Momentum Building: Global Cooperation and Initiatives
The Dialogue also celebrated new collaborative efforts that are expanding the scope of ocean-based climate action:
The Blue NDC Challenge, launched by Brazil and France, encourages nations to embed measurable ocean goals within their NDCs.
The 2025 UN Ocean Conference Declaration, “Our Ocean, Our Future: United for Urgent Action,” reaffirmed high-level commitments to ocean protection.
Implementation of the BBNJ Agreement (Marine Biodiversity of Areas Beyond National Jurisdiction) is expected to reshape governance and cooperation beyond national borders.
Together, these efforts represent a significant shift toward integrated ocean governance — one that recognizes the ocean as a critical enabler of global climate ambition, not a separate environmental issue.
Finance: The Missing Piece in the Blue Puzzle
Despite growing consensus, finance remains the largest obstacle. Ambassador Cozendey’s remarks were direct:
“Ocean solutions cannot remain on the margins. We need finance that is predictable, accessible and targeted to those who need it most—developing countries.”
The report urges that blue finance — investments in sustainable ocean-based solutions — must grow in both scale and equity. Key needs include:
Predictable funding streams for developing nations and coastal communities.

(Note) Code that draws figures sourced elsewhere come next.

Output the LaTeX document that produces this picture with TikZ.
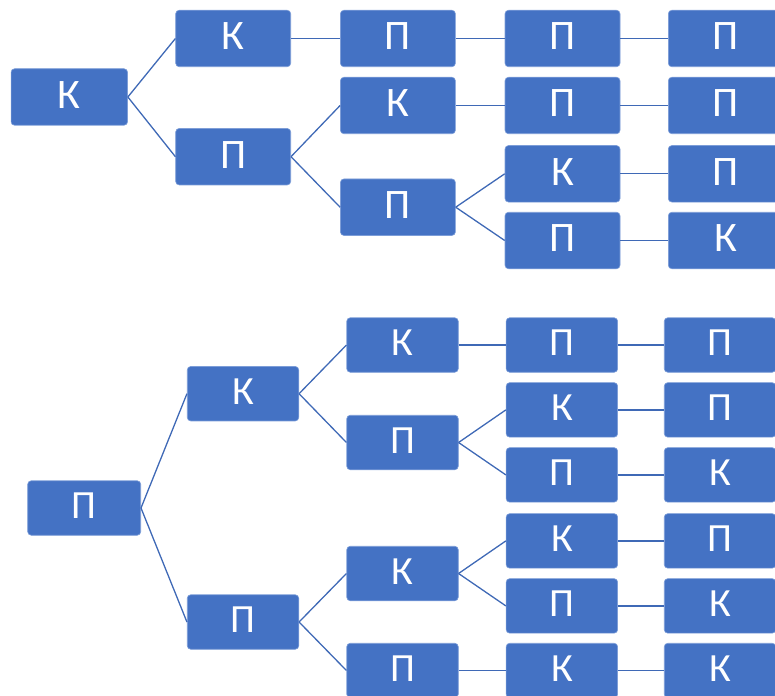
\documentclass[tikz,border=0pt]{standalone}
\usepackage{fontspec}
\setmainfont{Carlito}
\definecolor{boxblue}{HTML}{4472C4}
\definecolor{boxrim}{HTML}{7C9DD8}
\definecolor{linkblue}{HTML}{3F69B6}
\tikzset{
  cell/.style={rectangle, rounded corners=3.5pt, fill=boxblue, draw=boxrim,
    line width=0.6pt, text=white, inner sep=0pt, text depth=4pt},
  bigcell/.style={cell, minimum width=115pt, minimum height=56.5pt,
    font=\fontsize{42}{42}\selectfont},
  smallcell/.style={cell, minimum width=111.5pt, minimum height=54.5pt,
    font=\fontsize{40}{40}\selectfont},
  link/.style={draw=linkblue, line width=1.3pt}
}
\begin{document}
\begin{tikzpicture}[x=1pt, y=-1pt]
\useasboundingbox (0,0) rectangle (775,695);
\clip (0,0) rectangle (775,695);

% ---- first tree (root К) ----
\node[bigcell, minimum width=116.5pt] (tR) at (69.3,97) {К};
\node[bigcell] (t1a) at (233.2,38.5) {К};
\node[bigcell] (t1b) at (233.2,156.7) {П};
\node[bigcell] (t2a) at (397.9,38.5) {П};
\node[bigcell] (t2b) at (397.9,105.5) {К};
\node[bigcell] (t2c) at (397.9,207.2) {П};
\node[bigcell] (t3a) at (562.5,38.5) {П};
\node[bigcell] (t3b) at (562.5,105.5) {П};
\node[bigcell] (t3c) at (562.5,173.8) {К};
\node[bigcell] (t3d) at (562.5,240.5) {П};
\node[bigcell] (t4a) at (725.8,38.5) {П};
\node[bigcell] (t4b) at (725.8,105.5) {П};
\node[bigcell] (t4c) at (725.8,173.8) {П};
\node[bigcell] (t4d) at (725.8,240.5) {К};

\foreach \a/\b in {tR/t1a, tR/t1b, t1a/t2a, t1b/t2b, t1b/t2c,
                   t2a/t3a, t2b/t3b, t2c/t3c, t2c/t3d,
                   t3a/t4a, t3b/t4b, t3c/t4c, t3d/t4d}
  \draw[link] (\a.east) -- (\b.west);

% ---- second tree (root П) ----
\node[smallcell, minimum width=113pt] (bR) at (84.2,508) {П};
\node[smallcell] (b1a) at (243,393.7) {К};
\node[smallcell] (b1b) at (243,622) {П};
\node[smallcell] (b2a) at (402.5,345) {К};
\node[smallcell] (b2b) at (402.5,442.5) {П};
\node[smallcell] (b2c) at (402.5,573.5) {К};
\node[smallcell] (b2d) at (402.5,670.5) {П};
\node[smallcell] (b3a) at (561.9,345) {П};
\node[smallcell] (b3b) at (561.9,409.9) {К};
\node[smallcell] (b3c) at (561.9,474.9) {П};
\node[smallcell] (b3d) at (561.9,540.9) {К};
\node[smallcell] (b3e) at (561.9,605.9) {П};
\node[smallcell] (b3f) at (561.9,670.5) {К};
\node[smallcell] (b4a) at (720,345) {П};
\node[smallcell] (b4b) at (720,409.9) {П};
\node[smallcell] (b4c) at (720,474.9) {К};
\node[smallcell] (b4d) at (720,540.9) {П};
\node[smallcell] (b4e) at (720,605.9) {К};
\node[smallcell] (b4f) at (720,670.5) {К};

\foreach \a/\b in {bR/b1a, bR/b1b, b1a/b2a, b1a/b2b, b1b/b2c, b1b/b2d,
                   b2a/b3a, b2b/b3b, b2b/b3c, b2c/b3d, b2c/b3e, b2d/b3f,
                   b3a/b4a, b3b/b4b, b3c/b4c, b3d/b4d, b3e/b4e, b3f/b4f}
  \draw[link] (\a.east) -- (\b.west);
\end{tikzpicture}
\end{document}
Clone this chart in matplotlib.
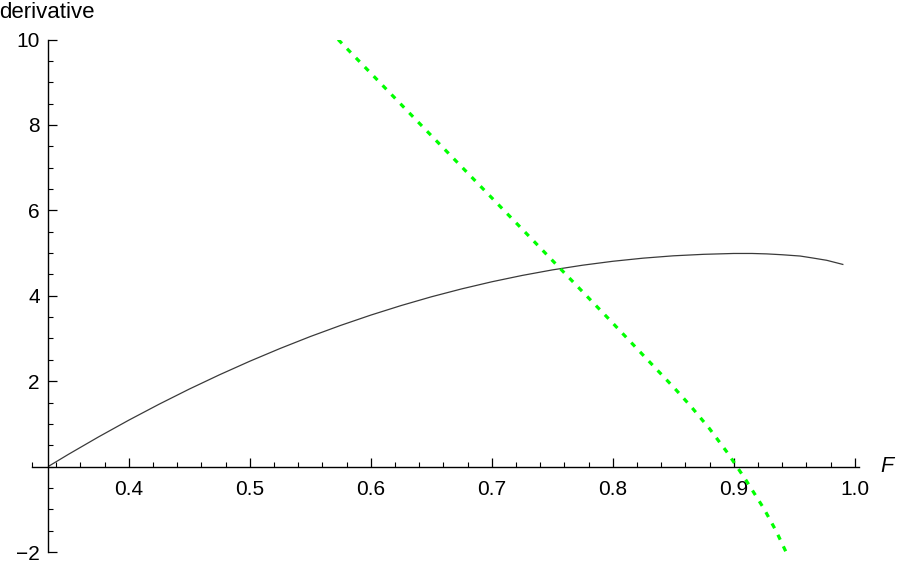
import matplotlib
matplotlib.use('Agg')
import matplotlib.pyplot as plt
from matplotlib.ticker import FixedLocator, MultipleLocator

plt.rcParams['font.family'] = ['Liberation Sans', 'DejaVu Sans']

# black curve
curve_x = [0.3333, 0.35, 0.375, 0.40, 0.425, 0.45, 0.475, 0.50, 0.525, 0.55,
           0.575, 0.60, 0.625, 0.65, 0.675, 0.70, 0.725, 0.75, 0.775, 0.80,
           0.825, 0.85, 0.875, 0.90, 0.915, 0.9272, 0.94, 0.9548, 0.965,
           0.9768, 0.9906]
curve_y = [0.0, 0.285, 0.695, 1.087, 1.46, 1.815, 2.15, 2.467, 2.765, 3.045,
           3.305, 3.547, 3.77, 3.975, 4.16, 4.327, 4.475, 4.605, 4.715, 4.807,
           4.88, 4.935, 4.97, 4.99, 4.99, 4.98, 4.96, 4.93, 4.885,
           4.83, 4.73]

# green dotted curve
green_x = [0.573, 0.65, 0.7234, 0.7956, 0.8515, 0.865, 0.88, 0.895, 0.91,
           0.925, 0.935, 0.943]
green_y = [10.0, 7.75, 5.61, 3.49, 1.82, 1.395, 0.885, 0.315, -0.315,
           -0.99, -1.51, -1.99]

x_ticks = [0.4, 0.5, 0.6, 0.7, 0.8, 0.9, 1.0]
x_labels = ['0.4', '0.5', '0.6', '0.7', '0.8', '0.9', '1.0']
y_ticks = [-2, 2, 4, 6, 8, 10]
y_labels = ['\u22122', '2', '4', '6', '8', '10']

W, H = 897, 566
fig = plt.figure(figsize=(W / 100, H / 100), dpi=100)
left, right = 32 / W, 859 / W
bottom, top = 14 / H, (H - 39.5) / H
ax = fig.add_axes([left, bottom, right - left, top - bottom])
ax.set_xlim(0.32, 0.32 + 827 / 1210)
ax.set_ylim(-2, 10)

ax.plot(curve_x, curve_y, color='#3a3a3a', lw=0.9, solid_capstyle='butt',
        solid_joinstyle='round')
ax.plot(green_x, green_y, color='#00ff00', lw=2.3, linestyle=(0, (1.7, 2.3)))

for s in ['top', 'right']:
    ax.spines[s].set_visible(False)
ax.spines['left'].set_position(('data', 1 / 3))
ax.spines['bottom'].set_position(('data', 0))
for s in ['left', 'bottom']:
    ax.spines[s].set_linewidth(1.0)
    ax.spines[s].set_color('black')

ax.xaxis.set_major_locator(FixedLocator(x_ticks))
ax.set_xticklabels(x_labels)
ax.xaxis.set_minor_locator(MultipleLocator(0.02))
ax.yaxis.set_major_locator(FixedLocator(y_ticks))
ax.set_yticklabels(y_labels)
ax.yaxis.set_minor_locator(MultipleLocator(0.5))

ax.tick_params(axis='x', which='major', direction='in', length=6.5, width=0.9,
               pad=10, labelsize=15)
ax.tick_params(axis='x', which='minor', direction='in', length=3.5, width=0.8)
ax.tick_params(axis='y', which='major', direction='in', length=6.5, width=0.9,
               pad=6, labelsize=15)
ax.tick_params(axis='y', which='minor', direction='in', length=3.5, width=0.8)

fig.text(95 / W, 1 - 12 / H, 'derivative', ha='right', va='center', fontsize=16)
fig.text(880 / W, 1 - 466 / H, 'F', ha='left', va='center', fontsize=15.5, style='italic')

fig.savefig('out.png', dpi=100)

Simplified access to climate finance mechanisms for blue projects.
Capacity-building and technology transfer to enable local implementation.
Currently, ocean-related projects receive less than 2% of total climate finance — a glaring disconnect between ambition and action. Without targeted financial mechanisms, small island nations and coastal economies risk being left behind in the “blue transition.”
The Road to COP30: Turning Dialogue into Delivery
The 2025 Dialogue has laid the groundwork for a Blue COP moment. At COP30, to be held in Brazil, the co-facilitators will present the Dialogue’s outcomes and convene a special session with Parties and observers to debate its recommendations.
For many, this will be a litmus test: can the international community move from rhetoric to results? Can “blue ambition” translate into measurable ocean protection, equitable finance, and concrete climate adaptation?
A Critical Outlook: Between Hope and Hesitation
The Dialogue’s message is inspiring — but execution will determine impact. While momentum is growing, several challenges persist:
Fragmented governance: Ocean issues are spread across multiple UN frameworks, diluting accountability.
Data gaps: Reliable monitoring of marine carbon and biodiversity is still limited.
Political inertia: Economic interests in fishing, shipping, and offshore extraction slow progress.
Still, there are signs of change. With stronger science-policy linkages, growing civil society pressure, and a clear push from ocean nations, COP30 could mark the moment when the ocean moves from the periphery to the core of global climate action.
Conclusion: Time for a Blue Breakthrough
The ocean binds our climate, economies, and futures together. As the world prepares for COP30, integrating ocean action into every NDC is not just an environmental choice — it’s a survival imperative.
The Dialogue’s call is clear: finance the blue transition, align the frameworks, and act collectively. The tide is rising — the question is whether global leadership will rise with it.